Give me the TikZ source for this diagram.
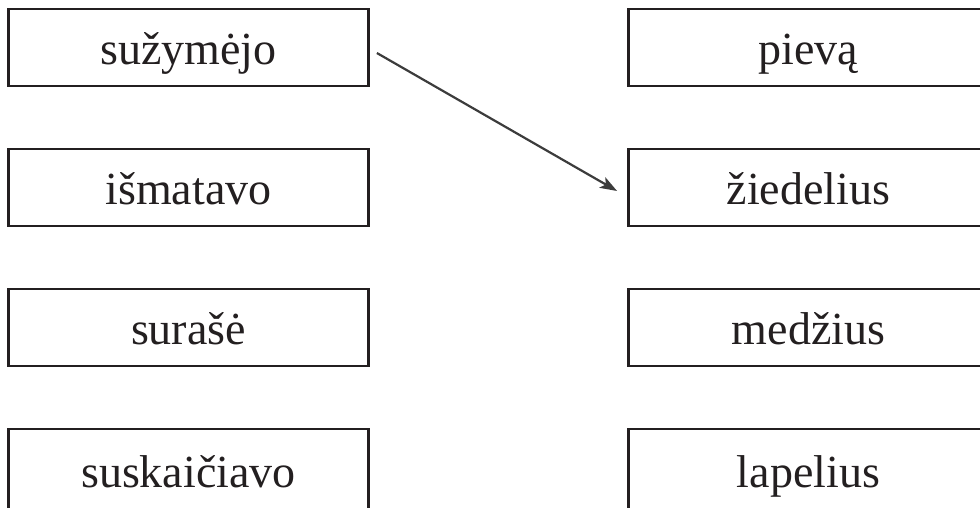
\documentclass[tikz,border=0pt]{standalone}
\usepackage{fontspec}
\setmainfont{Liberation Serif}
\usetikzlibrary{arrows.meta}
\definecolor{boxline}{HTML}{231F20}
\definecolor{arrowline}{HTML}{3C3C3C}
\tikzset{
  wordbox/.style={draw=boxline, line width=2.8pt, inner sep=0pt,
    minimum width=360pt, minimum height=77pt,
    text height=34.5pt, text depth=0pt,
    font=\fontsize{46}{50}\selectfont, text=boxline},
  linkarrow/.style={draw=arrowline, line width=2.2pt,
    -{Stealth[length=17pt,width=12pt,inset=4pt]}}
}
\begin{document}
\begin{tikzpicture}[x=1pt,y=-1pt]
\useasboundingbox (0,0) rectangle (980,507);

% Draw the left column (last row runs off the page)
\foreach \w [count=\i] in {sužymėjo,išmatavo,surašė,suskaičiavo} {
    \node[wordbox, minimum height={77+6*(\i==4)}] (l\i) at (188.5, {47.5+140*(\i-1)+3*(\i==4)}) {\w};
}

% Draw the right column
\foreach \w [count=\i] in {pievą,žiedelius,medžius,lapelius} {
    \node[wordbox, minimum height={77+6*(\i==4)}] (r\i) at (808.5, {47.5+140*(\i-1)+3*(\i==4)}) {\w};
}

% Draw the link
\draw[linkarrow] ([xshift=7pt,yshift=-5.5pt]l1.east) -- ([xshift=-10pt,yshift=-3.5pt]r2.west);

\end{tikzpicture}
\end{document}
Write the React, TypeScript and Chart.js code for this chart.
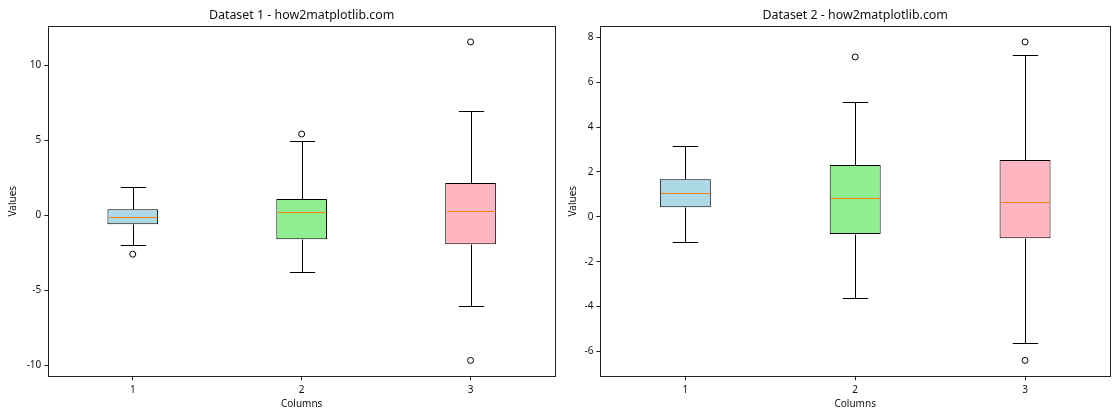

━━━

Problem details ::
Only the lines from the start of the records to the one containing "(0,0) rectangle (980,507);" should be repeated, exactly and with both ends kept; drop any pictures.

The answer ::
Give me the TikZ source for this diagram.
\documentclass[tikz,border=0pt]{standalone}
\usepackage{fontspec}
\setmainfont{Liberation Serif}
\usetikzlibrary{arrows.meta}
\definecolor{boxline}{HTML}{231F20}
\definecolor{arrowline}{HTML}{3C3C3C}
\tikzset{
  wordbox/.style={draw=boxline, line width=2.8pt, inner sep=0pt,
    minimum width=360pt, minimum height=77pt,
    text height=34.5pt, text depth=0pt,
    font=\fontsize{46}{50}\selectfont, text=boxline},
  linkarrow/.style={draw=arrowline, line width=2.2pt,
    -{Stealth[length=17pt,width=12pt,inset=4pt]}}
}
\begin{document}
\begin{tikzpicture}[x=1pt,y=-1pt]
\useasboundingbox (0,0) rectangle (980,507);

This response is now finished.